Далее в качестве примера К. Маркс указывал, «каким образом господин Бастиа выводит стоимость алмаза, может служить следующий типично коммивояжерский разговор: «Сударь, уступите мне Ваш алмаз. Охотно, сударь; дайте мне в обмен весь Ваш годичный труд».
Вместо того чтобы ответить: «Милейший, если бы я был вынужден работать, то Вы сами понимаете, что мне пришлось бы покупать не алмазы, а другие вещи», – его собеседник говорит: «Но, сударь, ведь на приобретение Вашей вещи Вы потратили не больше минуты. Что же, постарайтесь и Вы иметь такую минуту. – Но по принципу справедливости мы должны класть в основу обмена равный труд. – Нет, по принципу справедливости Вы оцениваете свои услуги, а я – свои. Я Вас не принуждаю, почему же Вы хотите принуждать меня? Дайте мне целый год, или ищите себе алмаз сами. – Но мне пришлось бы затратить десять лет на мучительные поиски, не говоря уже о весьма возможном разочаровании в конце концов. Я считаю более разумным и более выгодным использовать эти десять лет как-нибудь иначе. – Совершенно верно, потому-то я и считаю, что оказываю Вам услугу, требуя от Вас в обмен лишь один год. Я Вам сберегаю этим девять лет, вот почему я столь ценю эту услугу».
И далее К. Маркс дал следующую оценку трактовки стоимости (ценности) Ф. Бастиа: «… Немецкие бастианцы не знают, что злосчастная фраза, будто стоимость товаров определяется не количеством труда, на них затраченным, а тем его количеством, которое они сберегают покупателю (детский лепет о связи обмена с разделением труда), выдумана не Бастиа, как и любая из его категорий, достойных коммивояжера винной фирмы».[211]
В другом месте, резюмируя суть концепции ценности (стоимости) Ф. Бастиа, К. Маркс писал: «… Бастиа в действительности не дает никакого анализа стоимости. Он лишь пережевывает бессодержательные понятия для утешительного доказательства, что “мир полон великих, прекрасных, полезных услуг”».[212]

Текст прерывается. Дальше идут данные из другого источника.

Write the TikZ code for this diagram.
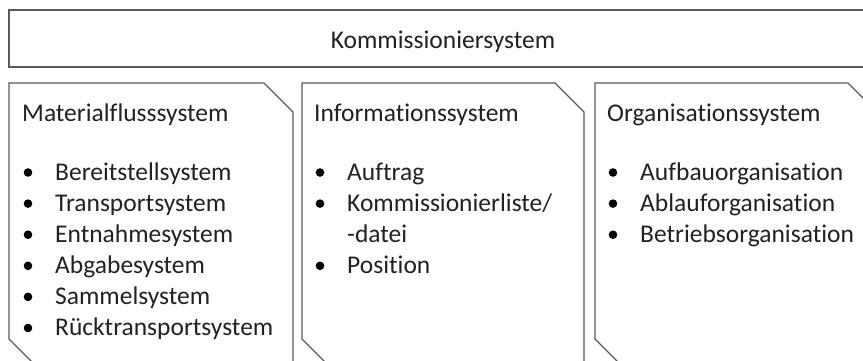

«… Тайным источником гармонической мудрости»[213] Ф. Бастиа и других представителей современного фритредерства явилось сочинение американского буржуазного экономиста Г. Кэри «Принципы политической экономии» (1837–1840). Изложенный здесь американский вариант теории «гармонии интересов» получил наиболее обстоятельную разработку в его главном труде «Основания социальной науки» (1857–1859) и в более кратком издании этого труда «Руководство к социальной нау-ке» (1865).
Опираясь на методологию прагматизма, Г. Кэри утверждал, что предмет социальной науки есть человек – разумное существо, являющееся частицей общества. Подобно другим животным, человек постоянно требует пищи, питья, сна. Однако главная его потребность заключается в сообществе с другими людьми, которое осуществляется посредством языка и разума. «Изолируйте человека, – писал Г. Кэри, – и, с потерею способности говорить, он теряет и силу разума, а с ними вместе и свои отличительные свойства. Возвратите его в общество, и, с возвратом способности говорить, он снова становится мыслящим человеком».[214]
Согласно Г. Кэри, будучи разумным существом, человек, в сравнении с другими животными, характеризуется следующими отличительными качествами. Во-первых, принадлежностью к ассоциации, в которой он обретает свое социальное бытие.[215] Во-вторых, своей индивидуальностью, которая пропорциональна разнообразию его природных способностей и деятельности.[216] В-третьих, ответственностью за свои действия перед самим собой и другими людьми, живущими в рамках данной ассоциации.[217]